Taliban swap western hostages for militants
The exchange was brokered, Zalmay Khalilzad, who had earlier negotiated a tentative agreement with the Taliban
- Published 20.11.19, 1:37 AM
- Updated 20.11.19, 1:37 AM
- a min read
The Taliban on Tuesday freed two Westerners they had held for more than three years in exchange for the release of three senior insurgent leaders, officials said, in a deal that officials hoped could pave the way for Afghan peace talks with the Taliban.
The westerners were released to American forces by the Taliban, and included an American, Kevin C. King, 63, and an Australian, Timothy J. Weeks, 50, teachers at the American University in Kabul who were abducted in 2016. The key figure being returned to the Taliban is Anas Haqqani, the younger brother of the Taliban’s military operations leader and a leading fundraiser and propagandist before he was captured in 2014.
The exchange was brokered, in part, by the American peace envoy, Zalmay Khalilzad, who had earlier negotiated a tentative agreement with the Taliban that would have included terms of an American troop withdrawal. But those talks were abruptly aborted by President Trump in September.

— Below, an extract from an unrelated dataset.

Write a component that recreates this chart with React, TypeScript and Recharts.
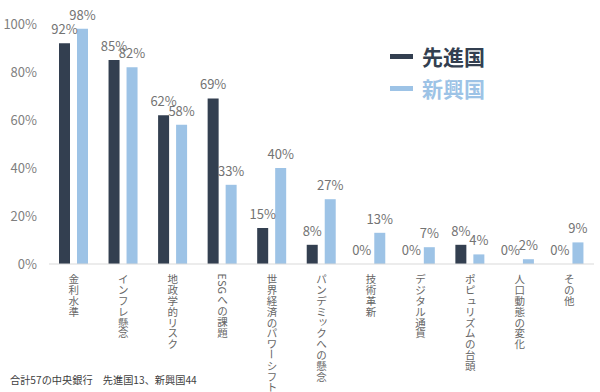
import React from 'react';
import { BarChart, Bar, XAxis, YAxis, LabelList, Legend, Rectangle } from 'recharts';

const categories = ['金利水準', 'インフレ懸念', '地政学的リスク', 'ESGへの課題', '世界経済のパワーシフト', 'パンデミックへの懸念', '技術革新', 'デジタル通貨', 'ポピュリズムの台頭', '人口動態の変化', 'その他'];
const advanced = [92, 85, 62, 69, 15, 8, 0, 0, 8, 0, 0];
const emerging = [98, 82, 58, 33, 40, 27, 13, 7, 4, 2, 9];
const yTicks = [0, 20, 40, 60, 80, 100];
const seriesNames = ['先進国', '新興国'];
const footnote = '合計57の中央銀行　先進国13、新興国44';

const DARK = '#333F50';
const LIGHT = '#9DC3E6';
const FONT = '"Noto Sans CJK JP", "Noto Sans", sans-serif';
const SMALL_KANA = 'ァィゥェォッャュョヮぁぃぅぇぉっゃゅょ';

const data = categories.map((c, i) => ({ name: c, adv: advanced[i], emg: emerging[i] }));

const VerticalTick = (props: any) => {
  const { x, y, payload } = props;
  const chars: string[] = Array.from(String(payload.value));
  let pos = y + 1;
  const upright: React.ReactNode[] = [];
  const rotated: React.ReactNode[] = [];
  chars.forEach((ch, i) => {
    const isAscii = /[A-Za-z0-9]/.test(ch);
    const rotate = isAscii || ch === 'ー';
    const adv = isAscii ? 7 : 10.8;
    const cy = pos + adv / 2;
    if (rotate) {
      rotated.push(
        <text
          key={`r${i}`}
          x={x}
          y={cy}
          fill="#666666"
          fontSize={10.5}
          fontFamily={FONT}
          textAnchor="middle"
          dominantBaseline="central"
          transform={`rotate(90, ${x}, ${cy})`}
        >
          {ch}
        </text>
      );
    } else {
      const small = SMALL_KANA.includes(ch);
      upright.push(
        <tspan key={`u${i}`} x={x + (small ? 1.5 : 0)} y={cy - (small ? 1.5 : 0)}>
          {ch}
        </tspan>
      );
    }
    pos += adv;
  });
  return (
    <g>
      <text fill="#666666" fontSize={10.5} fontFamily={FONT} textAnchor="middle" dominantBaseline="central">
        {upright}
      </text>
      {rotated}
    </g>
  );
};

const BarShape = (props: any) => {
  if (!props.height || Math.abs(props.height) < 1) return <g />;
  return <Rectangle {...props} />;
};

const LegendContent = () => (
  <div style={{ fontFamily: FONT }}>
    {[DARK, LIGHT].map((c, i) => (
      <div key={i} style={{ display: 'flex', alignItems: 'center', height: 32 }}>
        <div style={{ width: 23, height: 5, background: c, marginRight: 9 }} />
        <span style={{ color: c, fontSize: 21, fontWeight: 700, lineHeight: '21px' }}>{seriesNames[i]}</span>
      </div>
    ))}
  </div>
);

export default function App() {
  return (
    <div style={{ position: 'absolute', left: 0, top: 0, width: 600, height: 392, background: '#fff' }}>
      <BarChart
        width={600}
        height={392}
        data={data}
        margin={{ top: 24, right: 6, left: 0, bottom: 8 }}
        barSize={11}
        barGap={7}
      >
        <XAxis
          dataKey="name"
          interval={0}
          tickLine={false}
          axisLine={{ stroke: '#D9D9D9' }}
          tick={<VerticalTick />}
          height={120}
        />
        <YAxis
          domain={[0, 100]}
          ticks={yTicks}
          tickFormatter={(v: number) => `${v}%`}
          axisLine={false}
          tickLine={false}
          tickMargin={6}
          width={49}
          tick={{ fill: '#7F7F7F', fontSize: 13, fontFamily: FONT }}
        />
        <Legend
          layout="vertical"
          align="center"
          verticalAlign="middle"
          content={<LegendContent />}
          wrapperStyle={{ position: 'absolute', left: 390, top: 40, width: 120 }}
        />
        <Bar dataKey="adv" name={seriesNames[0]} fill={DARK} minPointSize={0.2} shape={<BarShape />} isAnimationActive={false}>
          <LabelList dataKey="adv" position="top" offset={9} formatter={(v: number) => `${v}%`} fill="#737373" fontSize={13} fontFamily={FONT} />
        </Bar>
        <Bar dataKey="emg" name={seriesNames[1]} fill={LIGHT} minPointSize={0.2} shape={<BarShape />} isAnimationActive={false}>
          <LabelList dataKey="emg" position="top" offset={9} formatter={(v: number) => `${v}%`} fill="#737373" fontSize={13} fontFamily={FONT} />
        </Bar>
      </BarChart>
      <div style={{ position: 'absolute', left: 10, top: 372, fontSize: 10.2, color: '#404040', fontFamily: FONT, whiteSpace: 'nowrap' }}>
        {footnote}
      </div>
    </div>
  );
}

Now, the prisoner exchange could be a step towards restarting talks between the US and the Taliban, who have said they will stand by the terms negotiated with Khalilzad.
In announcing that he was willing to free the senior Taliban figures, President Ashraf Ghani said last week that the exchange was intended to “facilitate direct peace negotiations” between the Afghan government and the Taliban.
He is also betting that the exchange could nudge the Taliban towards agreeing to at least a partial ceasefire, which Ghani has set as a precondition to any talks. The Taliban have refused to negotiate with Ghani’s government until the US reaches a troop withdrawal deal with the insurgency.
Ghani, who called the swap a “tough but important” decision, has emphasised that the release of the western hostages was required as a show of good faith by the Taliban in advance of any peace negotiations.